It’s not an excuse. No one can say, “Oh, I couldn’t help it. I have a sex addiction.” We all have choices at every moment of our lives and it is always possible to stop yourself from going after sex.
However, for some people, the patterns of pursuit of sex and/or love (there is love addiction, as well), are extremely unhealthy. Naming this pattern of behavior as an addiction, allows us to treat ourselves as other addicts are treated—with support groups such as Sex and Love Addicts Anonymous (SLAA).
Most people decide they are sex addicts when they’ve finally gotten caught. It is only at this moment, believe it or not, that they realize that they could lose everything because of this behavior. A lot of people are addicted to porn. Some masturbate continuously throughout the day. I think it’s pretty obvious how destructive this can be to their lives.
Others go to coffee shops and look at women until they find one who will look back at them. There are those who have a series of mistresses, and spend most of their time juggling all the things they’ve said to each, and trying to snatch bits of time to sneak away. It’s crazy.
Love addiction is related to sex addiction, but it doesn’t have to involve sex. It has its own conditions—usually where you use love in an unhealthy way to try to make yourself feel better. For women, this can be a series of bad relationships, where they let the men they are involved with run all over them. For both, it can be going from affair to affair, trying to get that high that comes from falling in love. It’s that old “is it infatuation or is it love” question, except the question doesn’t matter. You get high on one person, then you break up (this can happen in a couple of weeks), and then it’s off to the next. For me, each relationship took an average of a month.

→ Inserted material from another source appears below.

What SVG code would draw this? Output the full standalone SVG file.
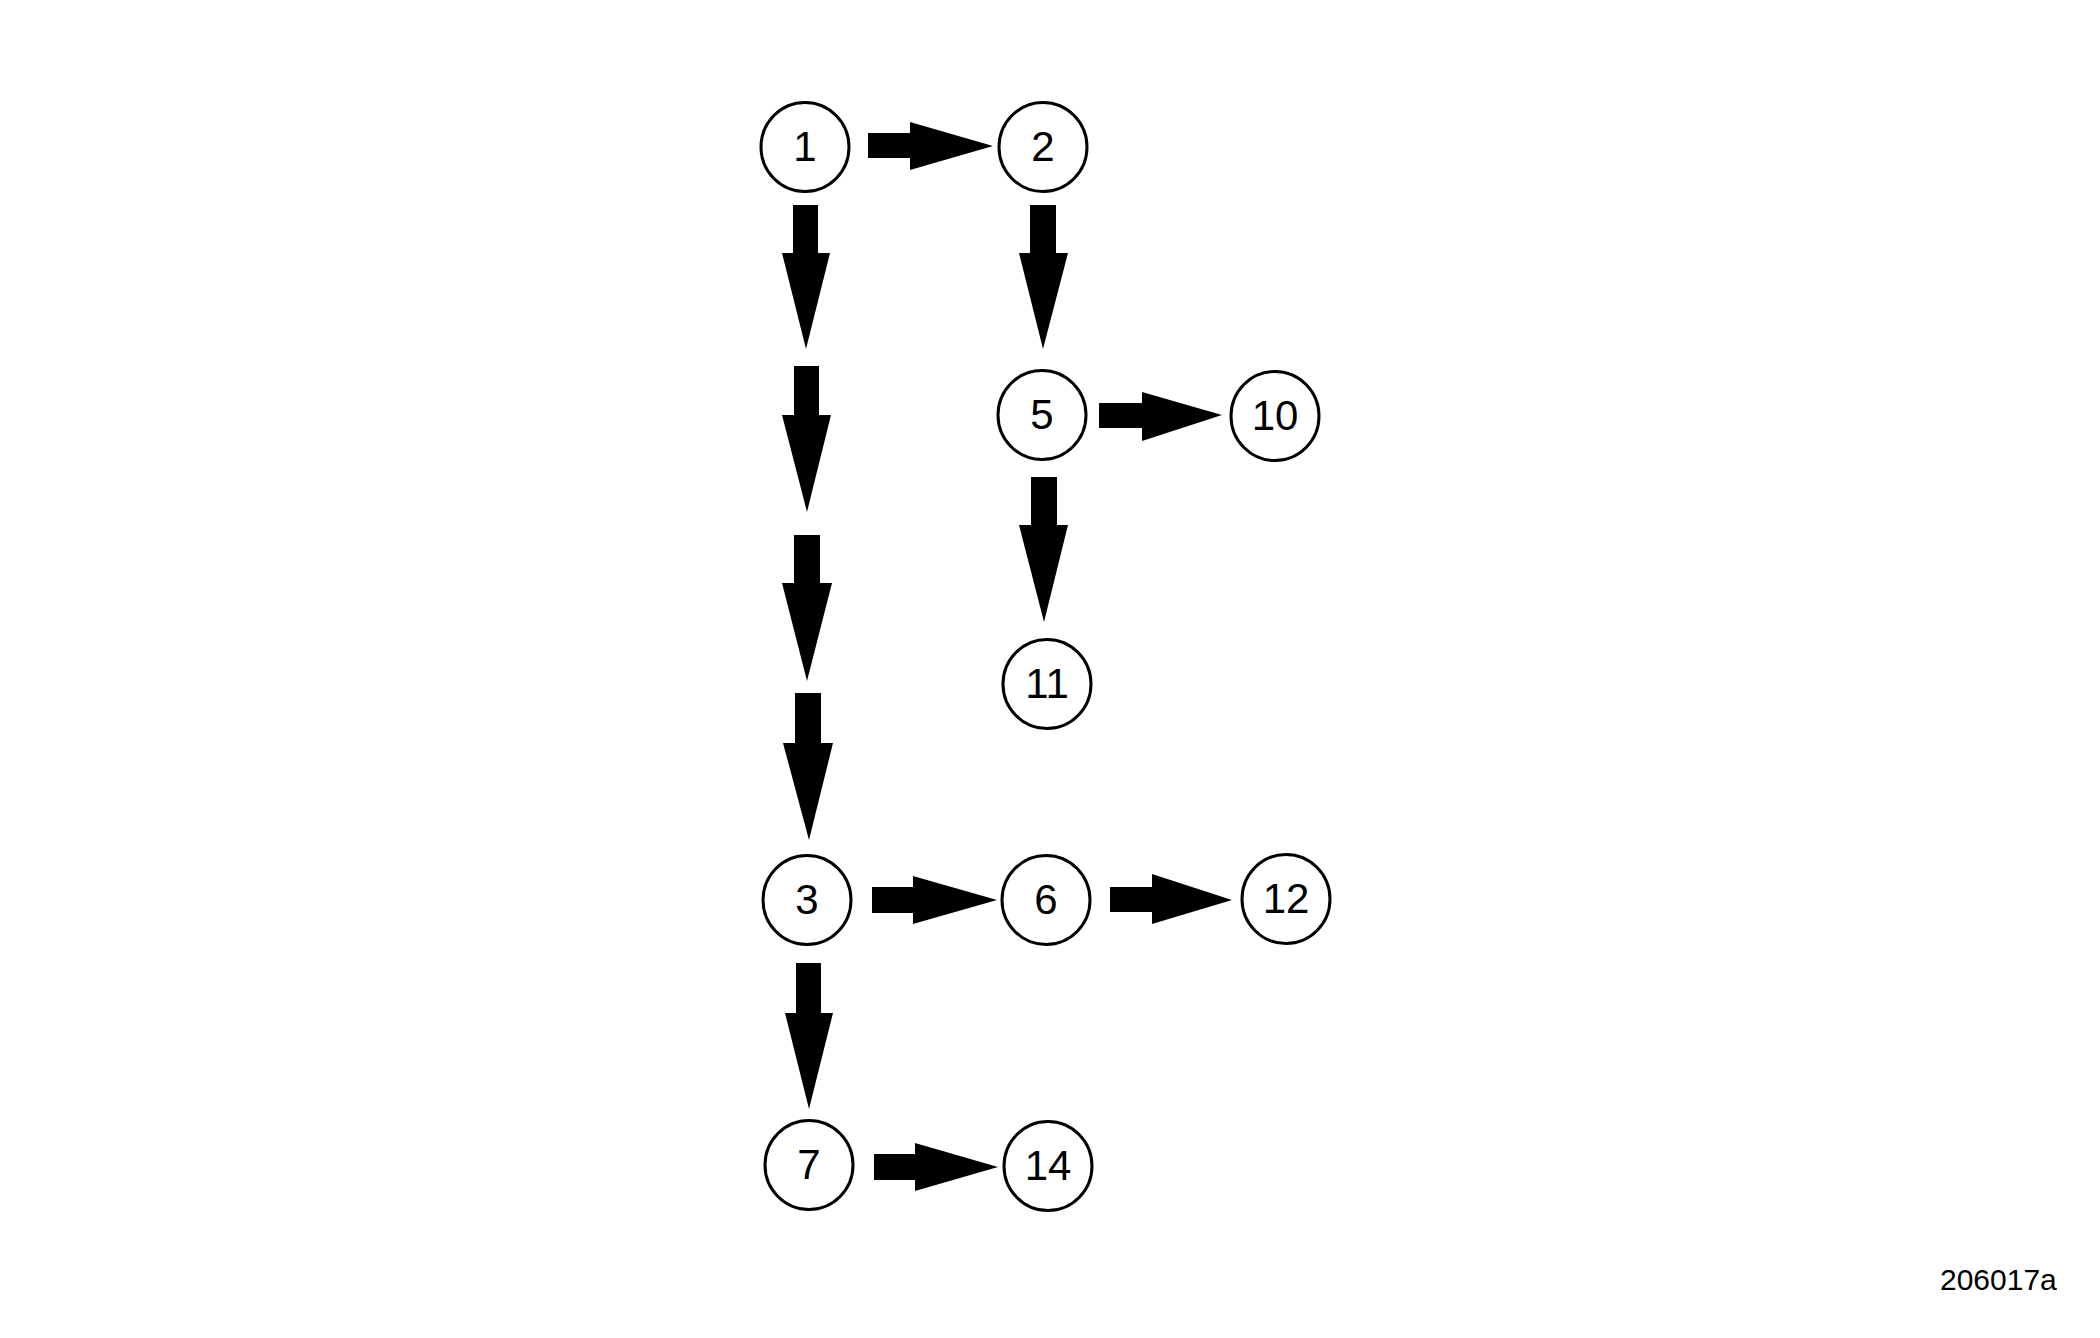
<svg xmlns="http://www.w3.org/2000/svg" width="2100" height="1338" viewBox="0 0 2100 1338">
<style>
.node ellipse{fill:#fff;stroke:#000;stroke-width:3}
.node text{font-family:"Liberation Sans",Arial,sans-serif;font-size:42px;text-anchor:middle;fill:#000}
.arrow{fill:#000;stroke:none}
.code{font-family:"Liberation Sans",Arial,sans-serif;font-size:30px;fill:#000}
</style>
<rect width="2100" height="1338" fill="#fff"/>
<g id="connectors">
<polygon class="arrow" points="868,133 910,133 910,122 993,146 910,170 910,158 868,158"/>
<polygon class="arrow" points="1099,403 1142,403 1142,392 1222,415 1142,441 1142,428 1099,428"/>
<polygon class="arrow" points="872,887 913,887 913,876 997,900 913,924 913,913 872,913"/>
<polygon class="arrow" points="1110,887 1152,887 1152,874 1232,900 1152,924 1152,912 1110,912"/>
<polygon class="arrow" points="874,1154 915,1154 915,1143 998,1167 915,1191 915,1180 874,1180"/>
<polygon class="arrow" points="793,205 818,205 818,253 830,253 806,349 782,253 793,253"/>
<polygon class="arrow" points="794,366 819,366 819,415 831,415 807,512 782,415 794,415"/>
<polygon class="arrow" points="794,535 820,535 820,583 832,583 807,681 782,583 794,583"/>
<polygon class="arrow" points="795,693 821,693 821,743 833,743 809,840 783,743 795,743"/>
<polygon class="arrow" points="1030,205 1056,205 1056,253 1068,253 1043,349 1019,253 1030,253"/>
<polygon class="arrow" points="1031,477 1057,477 1057,525 1068,525 1044,622 1019,525 1031,525"/>
<polygon class="arrow" points="796,963 821,963 821,1013 833,1013 809,1109 785,1013 796,1013"/>
</g>
<g id="node-1" class="node"><ellipse cx="805" cy="147" rx="44" ry="44.5"/><text x="805" y="161">1</text></g>
<g id="node-2" class="node"><ellipse cx="1043" cy="147" rx="44" ry="44.5"/><text x="1043" y="161">2</text></g>
<g id="node-5" class="node"><ellipse cx="1042" cy="415" rx="44" ry="44.5"/><text x="1042" y="429">5</text></g>
<g id="node-10" class="node"><ellipse cx="1275" cy="416" rx="44" ry="44.5"/><text x="1275" y="430">10</text></g>
<g id="node-11" class="node"><ellipse cx="1047" cy="684" rx="44" ry="44.5"/><text x="1047" y="698">11</text></g>
<g id="node-3" class="node"><ellipse cx="807" cy="900" rx="44" ry="44.5"/><text x="807" y="914">3</text></g>
<g id="node-6" class="node"><ellipse cx="1046" cy="900" rx="44" ry="44.5"/><text x="1046" y="914">6</text></g>
<g id="node-12" class="node"><ellipse cx="1286" cy="899" rx="44" ry="44.5"/><text x="1286" y="913">12</text></g>
<g id="node-7" class="node"><ellipse cx="809" cy="1165" rx="44" ry="44.5"/><text x="809" y="1179">7</text></g>
<g id="node-14" class="node"><ellipse cx="1048" cy="1166" rx="44" ry="44.5"/><text x="1048" y="1180">14</text></g>
<text class="code" x="1940" y="1290">206017a</text>
</svg>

They say that the high from falling in love is more intense than a heroin high. I believe it. Coming off that high is like tripping over the edge of a cliff and plummeting down the side of a mile high mountain into incredible darkness, hitting the bottom and rolling and rolling and hitting more and more rocks—far more than enough to kill you and yet, somehow, you still live. You’ll do anything to get that high again. Unless you just want to throw in the towel and do a real jump off a real cliff. Sometimes you feel both things at the same time. If this kind of pattern sounds a little familiar, you may not be surprised to find out that about half the people in the room have bipolar disorder.
Once they get caught, they usually get therapy, and the therapist will often suggest they join SLAA. Sometimes they find it on their own. Thereafter, it’s a standard 12-step program, except the addiction is different, and that requires some changes in order to be appropriate to the addiction.
Eventually, after you’ve been going for a while, you might get to the point where you set a “bottom line.” That’s a behavior you want to stop. You are “sober” if you haven’t engaged in your bottom line behavior.
The reason people call it a sex addiction, is that, whether or not it is in the DSM IV, it gives us a model in order to stop ourselves from doing these destructive things. We had a choice all along. There is no excuse for cheating. Maybe we can explain it. But excuses or explanations are not the point. The point is cheating is destructive, no matter what led to it.
It may be the acting out of an underlying problem in the relationship. It might be an attempt to compensate for your failures throughout your life. It might be a manic phase. There are so many things that can lead to it.
In my opinion, what matters after someone cheats is what they do to try to change their behavior. Their significant other may or may not want to maintain the relationship. Often they will make participation in SLAA a condition of keeping the relationship going.
What each couple does in these situations is up to them. You’d be surprised at how many don’t break up marriages as a result of cheating. At least, not without trying to fix things first. The fixes usually don’t work, but they do sometimes, so you never know which couples will fix it.
Most people clearly don’t understand the idea of sex addiction because they see it as an excuse. That can’t be helped. Sex addicts aren’t exactly clamoring to come forward and talk about what is going on. In fact, they want to keep things private not just because of shame, but also because of privacy concerns.
I think sex addiction is a useful concept. It provides a treatment model. It is annoying that people don’t understand it, but it is understandable that they don’t. Ya’ll can argue all you want about whether it’s a real thing or not. It doesn’t matter. Sincere people are still using it to make an effort to stop the destruction in their lives that is caused by their sexual “acting out.”